3D Iconic Gesture Database

What is an iconic gesture?

Iconic gestures are pictorial gestures, which depict entities, objects or actions. Humans perform iconic gestures to refer to entities through embodying their shapes. For instance, people often gesture the outline of an object (e.g. a circle for a ball) when referring to it during communication.

What does this dataset contain?

29 subjects (20 males and 9 females) were asked to perform gestures to refer to 20 different virtual 3D objects. Using MS Kinect™, in total 1739 gesture performances were captured each in three formats: color video, depth video and motion of the tracked skeleton (as 3D positions of 20 joints in 30 fps).

How were the gestures performed and captured?

The subjects stand in front of a big display, mounted at about the height of their heads (see figure below).

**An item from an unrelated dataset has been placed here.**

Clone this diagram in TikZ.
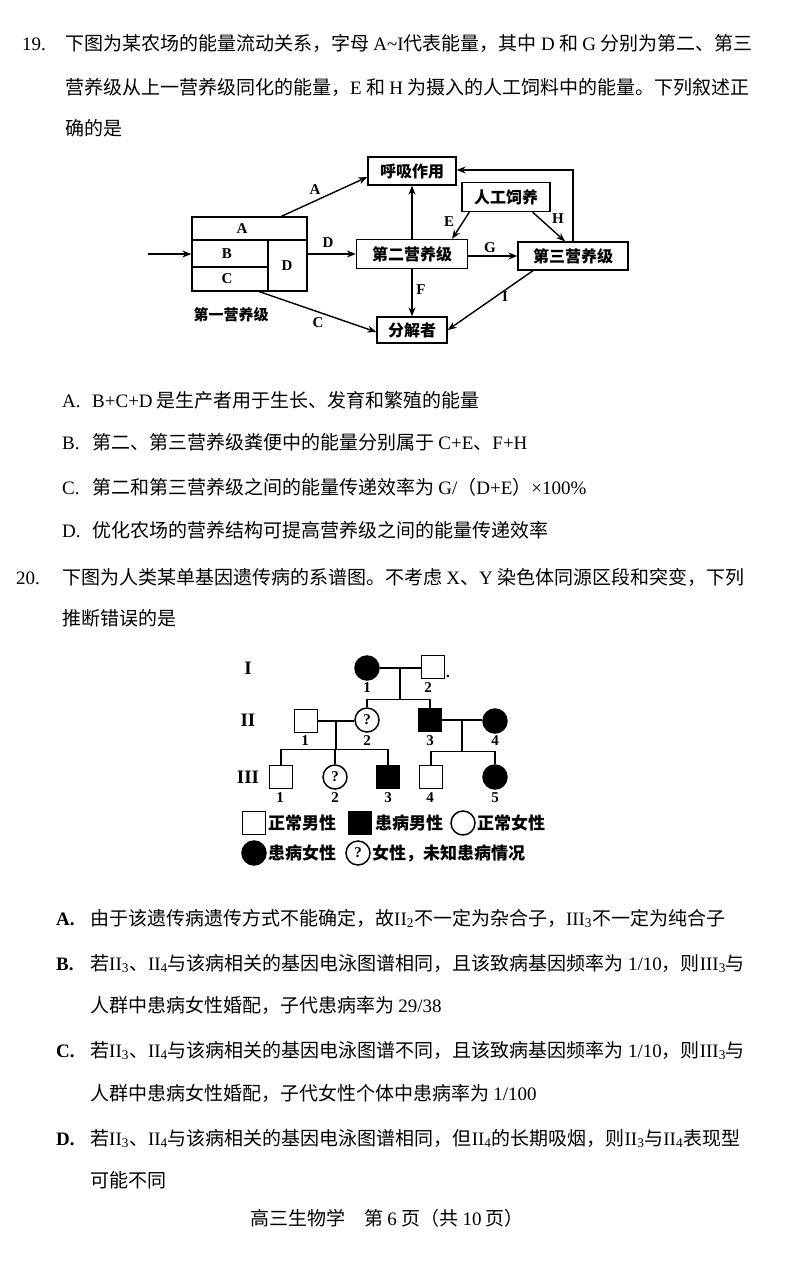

They were asked to refer to the virtual objects by gestures. The were asked to perform the gestures so that people watching the recordeds video could recognize which object is referred to by each gesture. During the study, the subjects could see all 20 different 3D virtual objects which were located at the bottom of the display. At each turn, one of the virtual objects was zoomed in at the center of the screen, and kept rotating so the subject could see the different perspectives. They gave a signal (e.g. “ok”), when they were ready to perform a gesture for that object. At this time, the object disappeared and a photo of an attending person was shown. In this way, on the one hand, the subjects performed gestures using their imagination (as common in human communication). On the other hand, the realistic photo of an attending person should trigger the social cognitive processes, which underlay human communication with an interlocutor. As soon as the subjects retracted their hands back to the rest position, or gave a verbal signal, the next object was shown. The virtual objects were shown in a random order and each of them three times, for a total 60 gestures per subject. Body motions were recorded only while showing the photo of the attending person.